With an uncanny capacity for knowing what people want before they want it, Yasin Müjdeci established two of the most attractive Kreuzberg locations for creative Berlin residents and visitors alike: Voo Store and café Luzia. The soft-spoken entrepreneur talks about the value of true handcraft and his complicated relationship to technology.
Five words that best describe you and what you do?
Utopian, nostalgic, dreamy, realist, and contradictory.
Can you identify a common thread in the work you do, a theme that ties the different projects together?
I’m about seeing new things and bringing this to people. My background is in political science and I feel this overlaps with what I do now. Political science is a lot of sociology, which in turn is about studying people and trying to understand them. If you understand people well, you also know what they need. But mostly I’m forever curious, wanting to understand and try out new things. Many of the ventures I have been involved with, establishing this shop [Voo] or the role as producer of my brother’s film were things I had no experience in, but that I took on as opportunities to explore and learn. Fashion week, a film festival or gastronomy are completely different worlds – that’s what I enjoy.
In conversation at the Voo Store café, Companion Coffee.
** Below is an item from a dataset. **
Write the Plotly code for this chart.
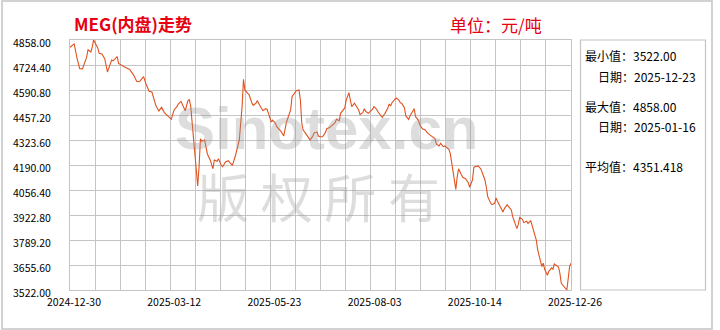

How important is handcraft in your work?
I’m not so into the label ‘handmade’, which I feel is misused a lot to make things more expensive – “handmade” can still mean made under terrible conditions. The point is really “Made with love”, which I know sounds a bit corny but here no machine can compete. Man is a thinking and feeling creature. The way a craftsman will judge how much pressure to use or measure an angle with the eye while shaping… a pair of glasses for example [winks] – this leaves a feeling behind and creates immeasurable value in the product.
How important is technology in your work? Do you pay attention to developments? Has a technological advancement ever inspired something new in your work?
I would rather have little to do with it, but it is incredibly important for me actually. Everything must move faster and faster and though it is hard work for me, I also have to keep up. I don’t know how many updates I’ve been through with our cashier system or the way we run our online store. I met an IT professional recently who just couldn’t understand how I knew so much about a certain field just from running a store. I didn’t know what to tell him. I have to know – unfortunately (laughs). This is my relationship with technology – I don’t want to but I have to. Of course it enables new things, but it destroys some things in the process too. When you’re a nostalgic person like I am.
LESSRIM optical frame MASAO.
What does minimalism mean to you – would you describe your work as minimalist?
In our time minimalism has become so important, because there is too much. People have a need for things to be simpler, clearer. The Internet multiplies every thing, we receive so many messages, so much information and at least when it comes to our clothes or our home we want to see less. Otherwise our minds just can’t keep up. For me this is definitely the case, I get so many messages and information every second and I can’t change this but I can control what I surround myself with.
Is there anything in your life that is ‘maximalist’?
This is my maximalism [points at phone]. We are doing so much actually. We can’t see it, but we feel it. Two hundred years ago when many things were still made with so much detail people were not bombarded with information constantly. You could read books, meet up to have a conversation with three, four people, that was pretty much all. Today we are communicating with a thousand people at one time.
The Voo Store interior.
Do you have an impulse to ‘reinvent’ the things around you?
There are people with a more advanced visual sense than I have, but what I’ve learned about myself is that I’m good at balancing what people want – many artists or designers fail by doing things that people don’t understand and it may be something great, but no one gets it. I’m good at seeing what will work and what won’t. I often have discussions with designers: take a shirt for example, it exists for thousands of years yet I’m regularly confronted with people who think they invented it by changing so many details that it becomes unrecognisable. But no one understands it and the designer despairs because it doesn’t sell and they can’t understand why. I say give the people a beautiful shirt with a special detail that makes it into an artful piece but don’t change the shirt into something completely different. Of course it’s about finding that balance, you don’t want something that is too commercial, that everyone wants or understands – that’s not interesting either.